We like to go places with our members, and to have cool member events that will be interesting and give us all a chance to chat and connect. So in this upcoming academic year, here are a few author events happening at St Ben’s.
We are setting these up as informal member events. We will be attending each of these readings, and will happily meet up to have dinner/coffee in advance, or will hold chairs for you so we can sit together as a group! Email us at admin @ cmle.org if you want to attend any of these with us:
- Chris Albani: Public reading and talk: Stories of Struggle, Stories of Hope: Art, Politics and Human Rights Tuesday, September 17 at 7:00 p.m. Gorecki Family Theater, Benedicta Arts Center, CSB (free, ticketed event). Talk followed by an audience Q&A.

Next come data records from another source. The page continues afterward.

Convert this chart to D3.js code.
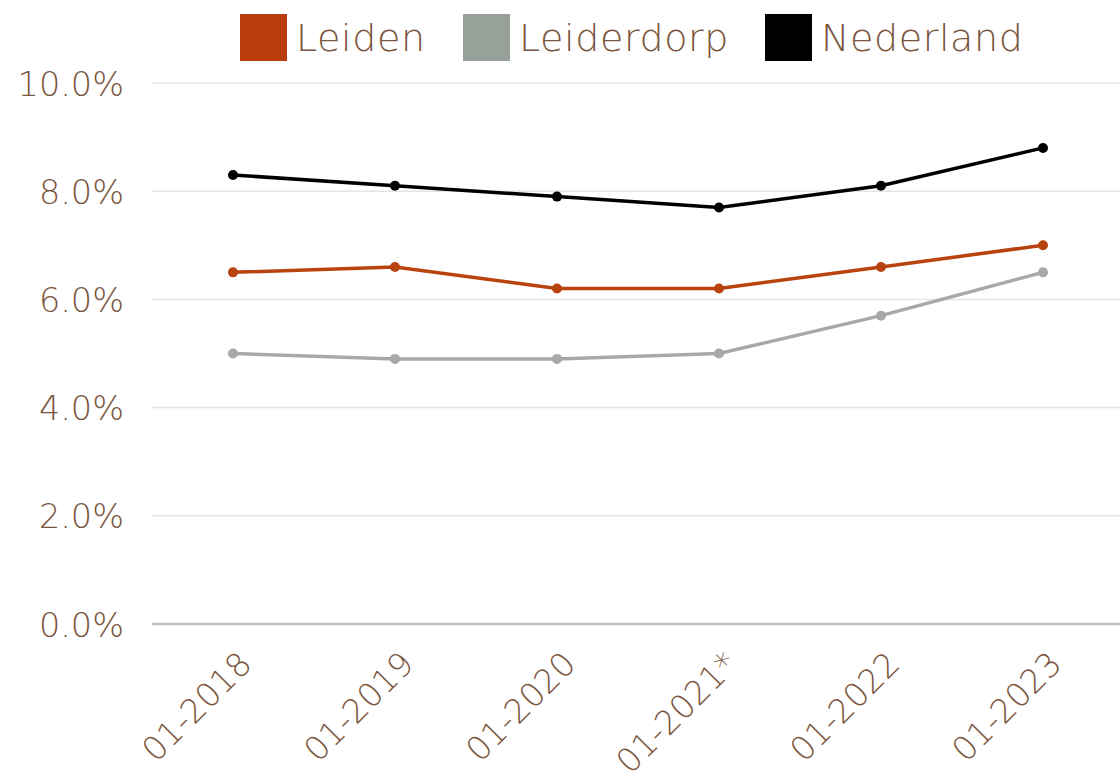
<!DOCTYPE html>
<html><head><meta charset="utf-8">
<script src="https://cdn.jsdelivr.net/npm/d3@7"></script>
<style>body{margin:0;background:#fff}svg{display:block}text{font-family:"DejaVu Sans","Noto Sans",sans-serif;font-weight:200;fill:#7a5640}</style>
</head><body><svg id="c" width="1120" height="779"></svg>
<script>
const categories = ["01-2018","01-2019","01-2020","01-2021*","01-2022","01-2023"];
const leiden = [6.5,6.6,6.2,6.2,6.6,7.0];
const leiderdorp = [5.0,4.9,4.9,5.0,5.7,6.5];
const nederland = [8.3,8.1,7.9,7.7,8.1,8.8];
const yTicks = [0,2,4,6,8,10];
const seriesNames = ["Leiden","Leiderdorp","Nederland"];
const seriesColors = ["#b8430f","#a8a8a8","#000000"];
const swatchColors = ["#b83c0c","#98a09a","#000000"];

const svg = d3.select("#c");
const M = {left:152, right:1120, top:83, bottom:624};
const x = d3.scalePoint().domain(categories).range([233, 1043]);
const y = d3.scaleLinear().domain([0,10]).range([M.bottom, M.top]);

// grid
svg.append("g").selectAll("line").data(yTicks.filter(d=>d>0)).join("line")
  .attr("x1", M.left).attr("x2", M.right).attr("y1", d=>y(d)).attr("y2", d=>y(d))
  .attr("stroke","#e8e4de").attr("stroke-width",1.5);
svg.append("line").attr("x1",M.left).attr("x2",M.right).attr("y1",y(0)).attr("y2",y(0))
  .attr("stroke","#bdbdbd").attr("stroke-width",2.5);

// y labels
const yAxis = d3.axisLeft(y).tickValues(yTicks).tickFormat(d=>d.toFixed(1)+"%").tickSize(0);
const gy = svg.append("g").attr("transform",`translate(124,0)`).call(yAxis);
gy.select(".domain").remove();
gy.selectAll("text").style("font-size","33.5px").attr("x",0).attr("dy","0.36em");

// x labels
const xAxis = d3.axisBottom(x).tickSize(0);
const gx = svg.append("g").attr("transform",`translate(0,${M.bottom})`).call(xAxis);
gx.select(".domain").remove();
gx.selectAll("text").style("font-size","33px").attr("text-anchor","end")
  .attr("x",0).attr("y",0).attr("dy",0)
  .attr("transform","translate(20,42) rotate(-45)");

// lines
const data = [leiden, leiderdorp, nederland];
const line = d3.line().x((d,i)=>x(categories[i])).y(d=>y(d));
data.forEach((vals,k)=>{
  const g = svg.append("g");
  g.append("path").datum(vals).attr("d",line).attr("fill","none")
    .attr("stroke",seriesColors[k]).attr("stroke-width",3.5);
  g.selectAll("circle").data(vals).join("circle")
    .attr("cx",(d,i)=>x(categories[i])).attr("cy",d=>y(d)).attr("r",5)
    .attr("fill",seriesColors[k]);
});

// legend
const legX = [240, 463, 765];
const lg = svg.append("g");
seriesNames.forEach((n,k)=>{
  lg.append("rect").attr("x",legX[k]).attr("y",14).attr("width",47).attr("height",47).attr("fill",swatchColors[k]);
  lg.append("text").attr("x",legX[k]+56).attr("y",51).style("font-size","38px").style("letter-spacing","0.6px").text(n);
});
</script></body></html>
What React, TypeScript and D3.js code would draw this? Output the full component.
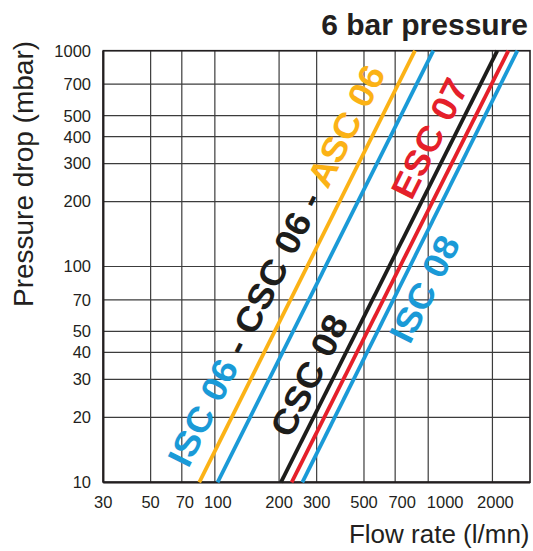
import React from "react";
import * as d3 from "d3";

// ---- data ----
const flowTicks = [30, 50, 70, 100, 200, 300, 500, 700, 1000, 2000];
const pressureTicks = [10, 20, 30, 40, 50, 70, 100, 200, 300, 400, 500, 700, 1000];

// [flow l/mn, pressure mbar]
const asc06: [number, number][] = [[84.5, 10], [867, 1000]];
const isc06: [number, number][] = [[103, 10], [1057, 1000]];
const csc08: [number, number][] = [[204, 10], [2109, 1000]];
const esc07: [number, number][] = [[229, 10], [2376, 1000]];
const isc08: [number, number][] = [[257, 10], [2619, 1000]];

const seriesNames = ["ASC 06", "ISC 06", "CSC 08", "ESC 07", "ISC 08"];
const seriesValues = [asc06, isc06, csc08, esc07, isc08];

// label texts and their anchor points [flow, pressure]
const label1Parts = ["ISC 06", " - CSC 06 - ", "ASC 06"];
const label1Anchor: [number, number] = [75, 11.5];
const labelCsc08 = "CSC 08";
const labelCsc08Anchor: [number, number] = [227, 15.8];
const labelEsc07 = "ESC 07";
const labelEsc07Anchor: [number, number] = [835, 200];
const labelIsc08 = "ISC 08";
const labelIsc08Anchor: [number, number] = [820, 43];

const title = "6 bar pressure";
const xTitle = "Flow rate (l/mn)";
const yTitle = "Pressure drop (mbar)";

// ---- style ----
const W = 533;
const H = 551;
const ORANGE = "#fbb216";
const BLUE = "#1a9ad7";
const RED = "#e5202a";
const BLACK = "#1d1d1b";
const TEXT = "#231f20";
const FONT = "'Liberation Sans', Arial, Helvetica, sans-serif";
const seriesColors = [ORANGE, BLUE, BLACK, RED, BLUE];
const label1Colors = [BLUE, BLACK, ORANGE];
const xLabelNudge: Record<number, number> = { 70: 3, 100: 3, 700: 7, 1000: 17, 2000: 3 };

export default function App() {
  const x = d3.scaleLog().domain([30, 3000]).range([103.3, 530]);
  const y = d3.scaleLog().domain([10, 1000]).range([482.3, 50.7]);
  const line = d3
    .line<[number, number]>()
    .x((d) => x(d[0]))
    .y((d) => y(d[1]));

  const angle =
    (Math.atan2(y(asc06[1][1]) - y(asc06[0][1]), x(asc06[1][0]) - x(asc06[0][0])) * 180) /
    Math.PI;

  const labelFs = 35;
  const stretch = 1.07;
  const tf = (a: [number, number]) =>
    `translate(${x(a[0])},${y(a[1])}) rotate(${angle}) scale(${stretch},1)`;

  const [x0, x1] = x.range();
  const [y0, y1] = y.range();

  return (
    <svg
      width={W}
      height={H}
      style={{ position: "absolute", left: 0, top: 0, display: "block", background: "#fff" }}
      fontFamily={FONT}
    >
      {/* grid */}
      <g stroke="#3c3c3c" strokeWidth={1.2}>
        {flowTicks.slice(1).map((t) => (
          <line key={"gx" + t} x1={x(t)} x2={x(t)} y1={y1} y2={y0} />
        ))}
        {pressureTicks.slice(1).map((t) => (
          <line key={"gy" + t} x1={x0} x2={x1} y1={y(t)} y2={y(t)} />
        ))}
      </g>
      {/* frame */}
      <rect x={x0} y={y1} width={x1 - x0} height={y0 - y1} fill="none" stroke={TEXT} strokeWidth={1.6} />
      <line x1={x0} x2={x0} y1={y1} y2={y0} stroke={TEXT} strokeWidth={2.2} />
      <line x1={x0} x2={x1} y1={y0} y2={y0} stroke={TEXT} strokeWidth={2.2} />

      {/* series */}
      {seriesValues.map((s, i) => (
        <path key={seriesNames[i]} d={line(s) || ""} fill="none" stroke={seriesColors[i]} strokeWidth={3.8} />
      ))}

      {/* line labels */}
      <g fontWeight="bold" fontSize={labelFs} style={{ whiteSpace: "pre" }}>
        <text transform={tf(label1Anchor)}>
          {label1Parts.map((p, i) => (
            <tspan key={i} fill={label1Colors[i]}>
              {p}
            </tspan>
          ))}
        </text>
        <text transform={tf(labelCsc08Anchor)} fill={BLACK}>
          {labelCsc08}
        </text>
        <text transform={tf(labelEsc07Anchor)} fill={RED}>
          {labelEsc07}
        </text>
        <text transform={tf(labelIsc08Anchor)} fill={BLUE}>
          {labelIsc08}
        </text>
      </g>

      {/* axis tick labels */}
      <g fill={TEXT} fontSize={16.5}>
        {flowTicks.map((t) => (
          <text key={"tx" + t} x={x(t) + (xLabelNudge[t] || 0)} y={507.5} textAnchor="middle">
            {t}
          </text>
        ))}
        {pressureTicks.map((t) => (
          <text key={"ty" + t} x={91} y={y(t)} dy="0.36em" textAnchor="end">
            {t}
          </text>
        ))}
      </g>

      {/* titles */}
      <text x={528} y={34.5} textAnchor="end" fontWeight="bold" fontSize={30} fill={TEXT}>
        {title}
      </text>
      <text x={529.5} y={543} textAnchor="end" fontSize={26} fill={TEXT}>
        {xTitle}
      </text>
      <text
        transform={`translate(32.5,${(40 + 308) / 2}) rotate(-90)`}
        textAnchor="middle"
        fontSize={28}
        fill={TEXT}
      >
        {yTitle}
      </text>
    </svg>
  );
}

- Shena McAuliffe: Public Reading: October 24, 2019 Upper Gorecki 7:00 PM
- Sally Wen Mao: Her reading will take place on February 4th in Upper Gorecki at 7:00 PM.
FALL 2019
Chris Abani
Chris Abani will be in residence from September 15-18, 2019 with his reading in the Gorecki Family Theater on Tuesday September 17 at 7:00 PM. Abani is known as an international voice on humanitarianism, art, ethics, and our shared political responsibility. He is a bestselling novelist and poet PEN Freedom-to-Write winner. Check out Abani’s work here.
Shena McAuliffe
Public Reading: October 24, 2019 Upper Gorecki 7:00 PM
Shena McAuliffe grew up in Wisconsin and Colorado. Her novel The Good Echo won the Big Moose Prize and was published by Black Lawrence Press in 2018. Her stories and essays have been published in Conjunctions, Black Warrior Review, Copper Nickel, Gulf Coast, True Story, and elsewhere. She is an Assistant Professor of Fiction at Union College in Schenectady, New York.
SPRING 2020
2019-2020 Sister Mariella Gable Award Winner
Sally Wen Mao
Mao is the is the 2019-2020 Sister Mariella Gable Award recipient for her work Oculus and will be in residence February 2, 2020 through February 5, 2020. Her reading will take place on February 4th in Upper Gorecki at 7:00 PM.
From her publisher Graywolf Press, “Sally Wen Mao is the author of a previous poetry collection, Mad Honey Symposium. Her work has won a Pushcart Prize and fellowships at Kundiman, George Washington University, and the New York Public Library Cullman Center. Her work, Oculus, explores exile not just as a matter of distance and displacement, but as a migration through time and a reckoning with technology. The title poem follows a girl in Shanghai who uploaded her suicide onto Instagram. Other poems cross into animated worlds, examine robot culture, and haunt a necropolis for electronic waste. A fascinating sequence speaks in the voice of international icon and first Chinese American movie star Anna May Wong, who travels through the history of cinema with a time machine, even past her death and into the future of film, where she finds she has no progeny. With a speculative imagination and a sharpened wit, Mao powerfully confronts the paradoxes of seeing and being seen, the intimacies made possible and ruined by the screen, and the many roles and representations that women of color are made to endure in order to survive a culture that seeks to consume them.”